Actually there was an article a number of years about how they had actually
triggered small earthquakes. It was a special case however. As I recall
they were pumping water into a fault region. The water allowed a number of
very small quakes to happen.

But then what do you do about the big events like Krakatoa?

John M. Clement
Houston, TX

The Discovery Channel has been running programs about tsunamis.

Near the end of one program, they interviewed some big-shot professor
who wanted to reduce the risk by triggering small earthquakes. He
stood on the beach and said into the camera that you would need 10
or maybe 100 magnitude-3 earthquakes to take the place of one
magnitude-8 earthquake.

I muttered something like "what an idiotic thing to say." One of my
relatives, who had been watching the program, said she didn't believe
him; specifically, she didn't think he had any way of actually triggering
the earthquakes.
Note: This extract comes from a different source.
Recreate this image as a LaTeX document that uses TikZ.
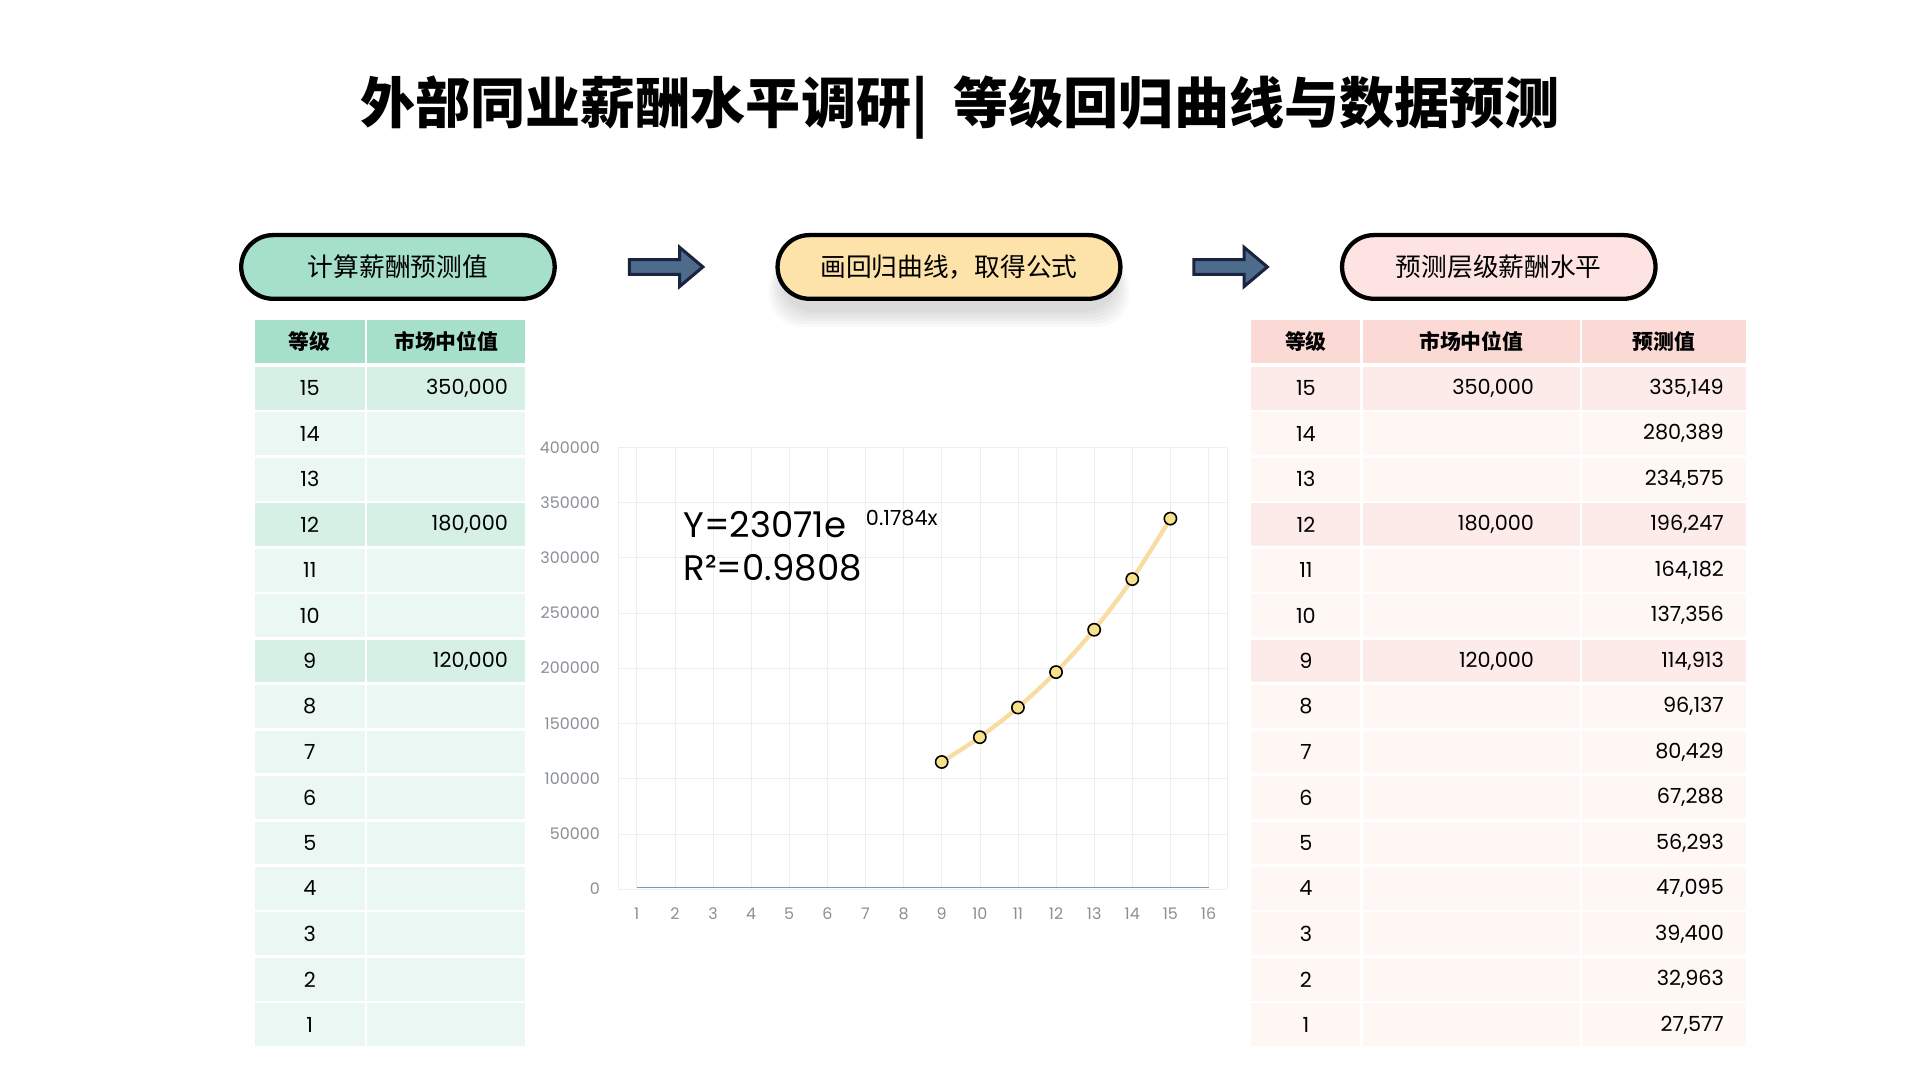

I said that's not a strong argument; that's just
your opinion against his; you can't *prove* there is no possible
triggering mechanism.

My point is that there's a much stronger argument -- an irrefutable
*physics* argument -- that *proves* the proposed scheme cannot possibly
work.

This makes an amusing exercise ... definitely not a plug-and-chug
exercise ... definitely not an ACT "science reasoning" question
(i.e. 40 questions in 35 minutes). So, what's the proof?

====

It kinda makes you wonder what goes on at these TV companies.
Obviously they don't do much in the way of fact-checking ... but
the question is, why not? I note that the discovery.com web site
describes their company as "real-world media and entertainment".
I guess the emphasis is on entertainment, not real-world.

In some sense this is the mirror-image of my previous note about
leap-seconds. Neither leap seconds nor the lack of leap seconds
is going to kill anybody (breathless claims to the contrary
notwithstanding). But tsunamis and earthquakes do kill people.
Something that kills a few hundred thousand people is pretty
serious, even if it happens only rather infrequently.

This is why people need to be able to think for themselves. You
can't believe everything you're told ... but neither can you afford
to disbelieve everything you're told. You have to think.